Given all that, you'd expect Flood to tell us how Trump's intervention in the global marketplace has saved her business, or at least allowed her to regain some of what she'd lost.

Instead, her story took an unexpected turn.

"We are tenacious and we're creative," she said. "We took a risk and purchased a 3D printer. 3D printing technology allows us to do things that China can't. Now, we can take a customer's idea from sketch to sample to production in just a few weeks. This opened up new opportunities for us."

In short, Flood argued that increased competition from China forced her company to innovate, to invest in new technology, and to seek out new customers. Instead of making the case for protecting American businesses from overseas competition, she ended up essentially offering the opposite.

Flood's brief remarks highlighted the economic and intellectual contradiction at the center of Trump's "America First" economic strategy.

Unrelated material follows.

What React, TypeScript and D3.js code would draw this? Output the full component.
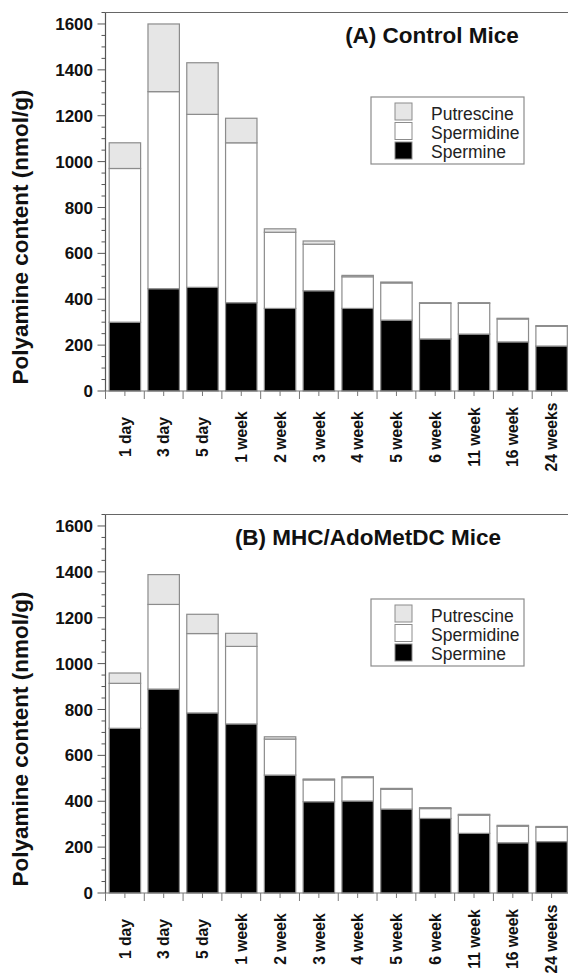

The president and his supporters claim that our businesses are the most successful in the world and that our workers are the best to be found anywhere; then they immediately suggest that the only way American companies can survive is with expensive and expansive government protection.

In reality, outsourcing low-level manufacturing to other parts of the world has allowed American manufacturing to reach new heights. You wouldn't know it from watching the Republican convention this week—or the Democratic convention last week, for that matter—but the United States is a global manufacturing powerhouse. The narrative about declining manufacturing jobs has been outdated for years.

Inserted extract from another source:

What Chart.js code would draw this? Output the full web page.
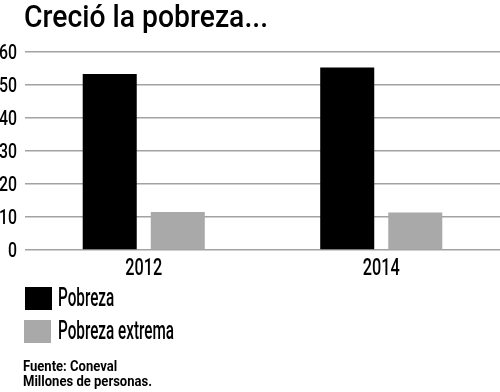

American manufacturing has never been more valuable than it is now. America's industrial production last year was 48 percent higher than in 1995, according to the Federal Reserve. The number of American manufacturing jobs bottomed out at 11.4 million in 2010, at the depths of the Great Recession in 2010. Jobs in that sector had grown by 12 percent since then, before sharply declining this year as the COVID-19 pandemic shuttered factories and disrupted supply chains.

Outsourcing low-end manufacturing has allowed America to focus on manufacturing more expensive goods while maintaining access to cheap consumer goods that are now mostly made elsewhere. That shift has had negative consequences for some individuals, but those human costs can be addressed without the large-scale reorientation of global supply chains envision by Trump and others on the right, such as Sen. Josh Hawley (R–Mo.).

Meanwhile, businesses can adapt to changing economic circumstances—as Flood's did—better than governments can. Trump's trade policies have had huge unintended (but not unexpected) consequences for the very American manufacturers that Trump believes he is helping. More than two years after his trade war with China began, the most obvious consequence has been increased costs for American businesses that make them less competitive in the global market.

Unfortunately, the president doesn't seem to have learned his lesson. In his acceptance speech, Trump promised to wage his trade war even harder in his second term. If reelected, Trump said, he would seek to "provide tax credits to bring jobs out of China back to America." He also threatened to "impose tariffs on any company that leaves America to produce jobs overseas."

That, too, is telling. Tariffs are not imposed on specific companies or their products, but on whole categories of imported goods. If a company that builds widgets moves their widget factory to Denmark, for example, the president can't put tariffs on that company's widgets without also imposing tariffs on all other widgets imported into the United States from Denmark.

Trump sees tariffs as a magic wand that can accomplish anything he wants. In fact they are a dull sword—a relic that's difficult to wield effectively and that cuts both ways. Unfortunately, the president doesn't appear to be ready to put the sword down.